Hattie Owen enjoys peaceful Millerton summertimes with "houses nodding in the heavy air," being in charge of Miss Hagerty's breakfast tray at her parents' boardinghouse, and drinking lemonade on the porch after supper. Yet this year, it's different -- Hattie's uncle Adam is coming home. Returning from a Chicago school that's just closed and whose existence is kept quiet by adult family members, Adam is a 21-year-old man with a child's mind, having a knack for talking quickly, a savant-like ability for remembering weekdays, and a passion for I Love Lucy. Hattie and Adam wind up spending precious time together -- including a visit to the recently arrived carnival with Hattie's new friend, Leila -- which makes her feel soulfully connected to her uncle, especially when he declares that she's "one of the people who can lift the corners of our universe." But when Hattie takes Adam on the ferris wheel one night, it sets off dramatic events that lead Hattie's family to strengthen its bonds and changes her life's outlook forever.

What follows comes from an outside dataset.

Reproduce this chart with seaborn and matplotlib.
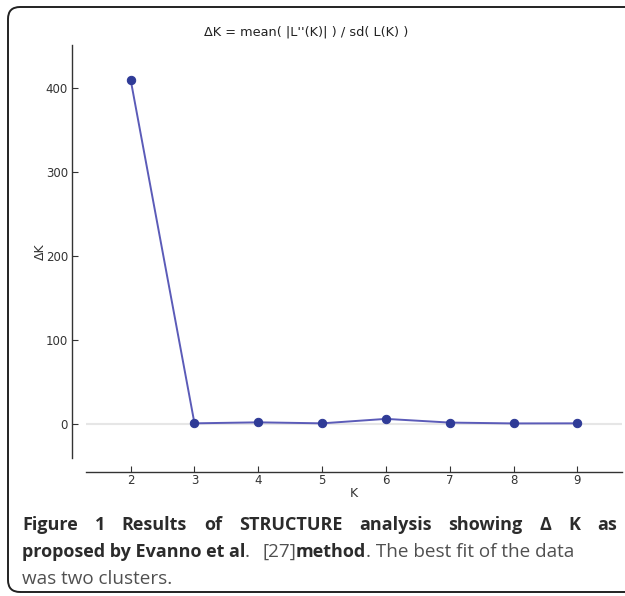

A novel with a flavor similar to Kate DiCamillo's Because of Winn-Dixie or Kimberly Willis Holt's When Zachary Beaver Came to Town, this absorbing look at a shake-up of one family's small-town normalcy will bring you to tears but leave you feeling ultimately triumphant. Martin paints her characters masterfully, letting Uncle Adam's unsure energy carry an unpredictable foreboding beneath the story while Hattie builds a gradual rebelliousness against the denial and unspoken truths that surround her. A powerful work that presses all the right emotional buttons and touches on all-too-human themes, A Corner of the Universe is one book that should not be missed.
My Rating: 5 out of 5 stars
Who Recommended it To Me: My friends
Who I Would Recommend it To: Anyone! Ages 10 up
This book was not a long book, nor a challenging one, but it is one of my favourite books that I have ever read. I have read some of Ann M. Martin's other books, such as my Babysitters Club obsession at age 8, so I wasn't expecting this one to be as good as my friends had all said. I anticipated a great book--my friends have awesome taste!--but I wasn't thinking that it would be this good.
Enter Hattie Owen. I could relate in so many ways to Hattie. She was a little younger than I am, 11 turning 12, instead of 12 turning 13 (like me). We were so alike, though--we both love to read, we're both quiet and keep to ourselves when we don't know people very well, and a lot of other things. She was a great narrator and protagonist and I loved everything about her. I liked how Adam let her come out of her "corner of the universe" and she helped him come out of his (sort of).
Adam's mental problem is nameless, but we get a pretty good idea of what he struggles with throughout the book. A popular theme these days' in children's or young adult's literature seems to be parents or loved ones with mental disabilities. I think a lot of people make assumptions about mentally ill people, like they are crazy or messed up or are out to kill you, but they haven't taken the time to realize that it's not true. I myself have always had a fear of "crazy" people, but reading so many books with this premise was good for me to read about.
In the end, the inevitable happened of course, I think I kept resisting it and shooing it away in my mind throughout the entire book. You know, like when you know something awful is going to happen at the end of the book but you're in denial so you find yourself surprised when it does happen, even though you were sort of expecting it in the back of your mind? That was what I was feeling at the end of the book. I felt terrible for Hattie because she felt as though it were her fault but it was actually inevitable and she couldn't do a thing about it.